Laser powers are given using quite different scales on microscopes by different manufacturers. Sometimes percentage of maximum power is used, sometimes values from 0 to 255 are used, and sometimes actual laser power is measured at some point in the optical path (which is not necessarily the same as at the specimen focal plane). Additionally, different lasers are used with quite different power outputs. So, it is nearly impossible to compare laser power from one confocal microscope to another confocal microscope, even if manufactured by the same company.
So how much power should one use? “Use the lowest laser power to give an acceptable image”. (Do you think someone is trying to tell you something here?)
Adjusting the Image and Detector Controls
Gain or HV
Gain (also called HV or high voltage) is a relative measure of the amplification one applies to the photon detection system. Usually, higher gain settings result in brighter images (increased signal). However, as one increases the gain, increasing noise becomes evident in the image. (This is visible as a “speckle” overlying the image data.) So, at some point as the gain is increased (and the overall image gets brighter), the signal/noise ratio (S/N) starts to decrease. The overall aim is to get the highest S/N, NOT the brightest image.
Offset or Black Level
Offset (also called black level) is the dark current setting on the amplifiers of a PMT detector. In effect, this control sets the black values in an image or display.
By increasing the offset, the darkest areas of the image get brighter.
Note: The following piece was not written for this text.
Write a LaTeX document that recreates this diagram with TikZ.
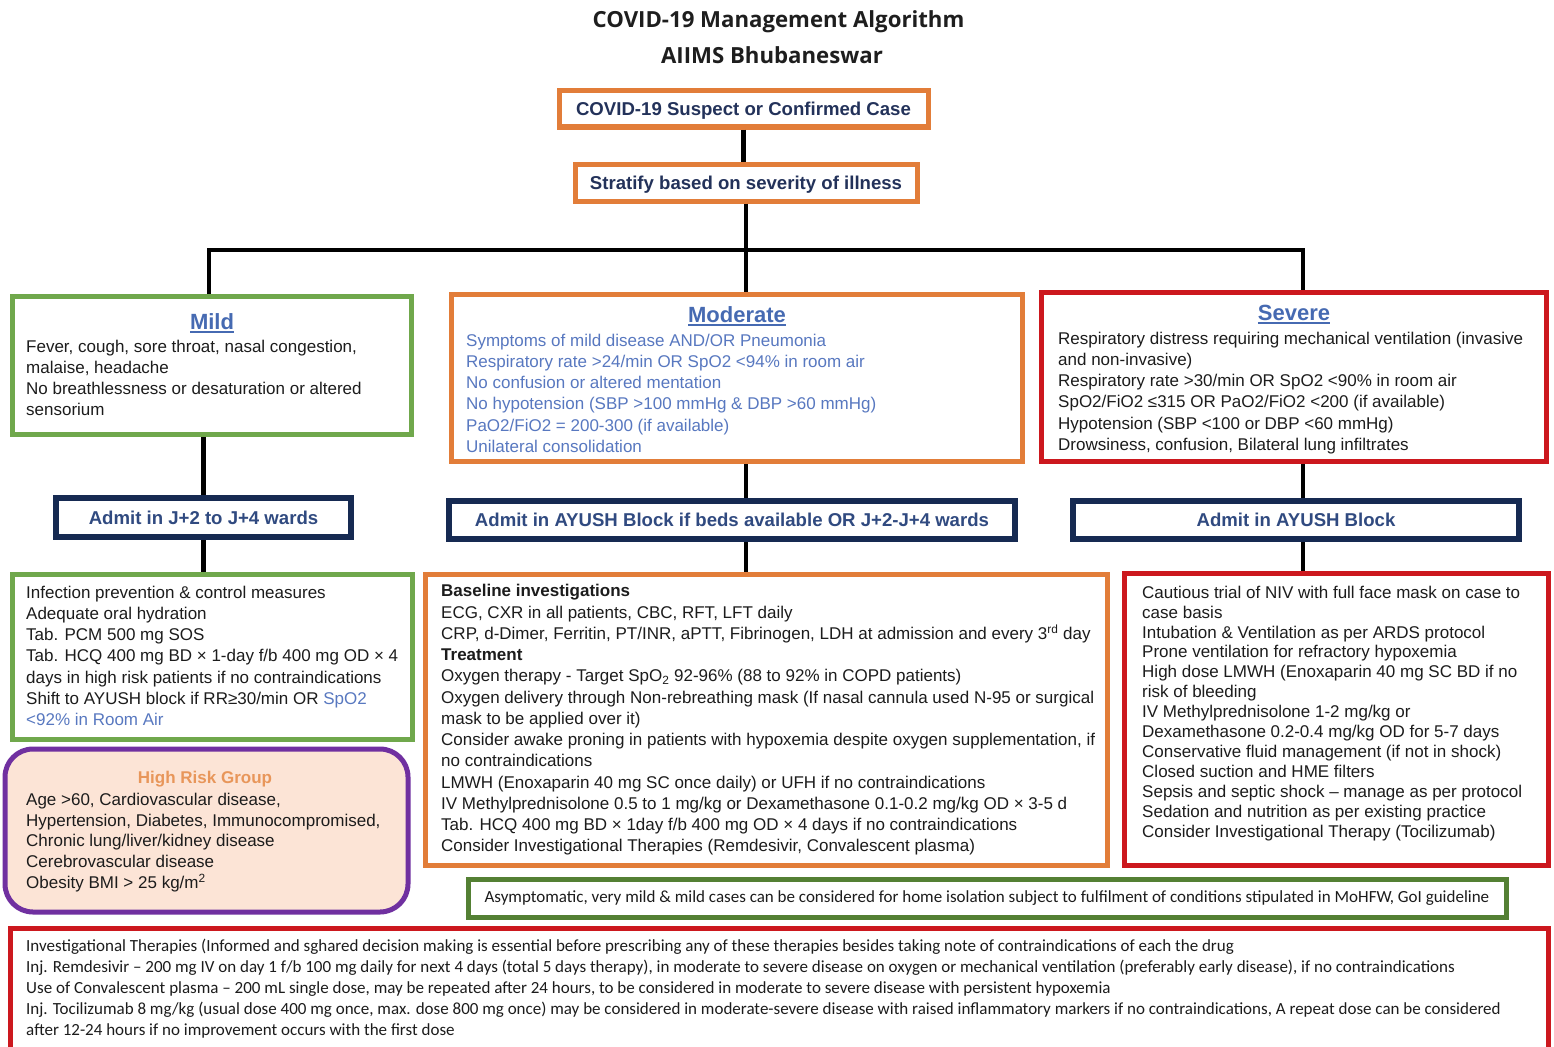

By decreasing the offset, the dark areas of the image get darker.
Caution: by decreasing the offset too far, very faint data will actually be lost - it is critical that this is not allowed to happen. New users are often tempted to decrease the offset value to try to eliminate background or non-specific signal. This should NEVER be done.
In order to collect the very best images, it is essential to capture both the very darkest values in our data as well as the brightest values. The difference between the brightest and darkest values is termed the dynamic range.
Correct adjustment of the gain and offset values is ESSENTIAL to obtain the highest dynamic range (and, therefore, the best looking image).
Look Up Tables (LUTs)
Look up tables are simply coloured overlays that sit over your display to indicate the brightness of individual pixels.
Many microscope manufacturers use specific LUTs to indicate when pixels in an image are saturated – where brightness (laser power or gain) is set too high, or undersaturated where offset is set too low.
It is critical, especially for newer confocal microscopists, to use LUTs to correctly set the gain and offset, thereby collecting the very best range of values (dynamic range) and therefore the very best image. Remember, the data in the image that you collect on the microscope is the very best it will ever be. Later image processing to improve the appearance of your image usually throws some data away.
To explore the effect of photomultiplier settings, consider the three images and photomultiplier outputs above. In Figures a) and b) the offset on the PMT is raised or lower to make the image brighter or darker. However, the images are both somewhat washed out with a) being overall too bright and b) being overall too dark. In Figure c) the PMT gain has been increased, which results in an image with better contrast, more dynamic range and is overall a much clearer image. PMT offset and gain are analogous to brightness and contrast in photography. Both have to be set correctly to get the optimal result.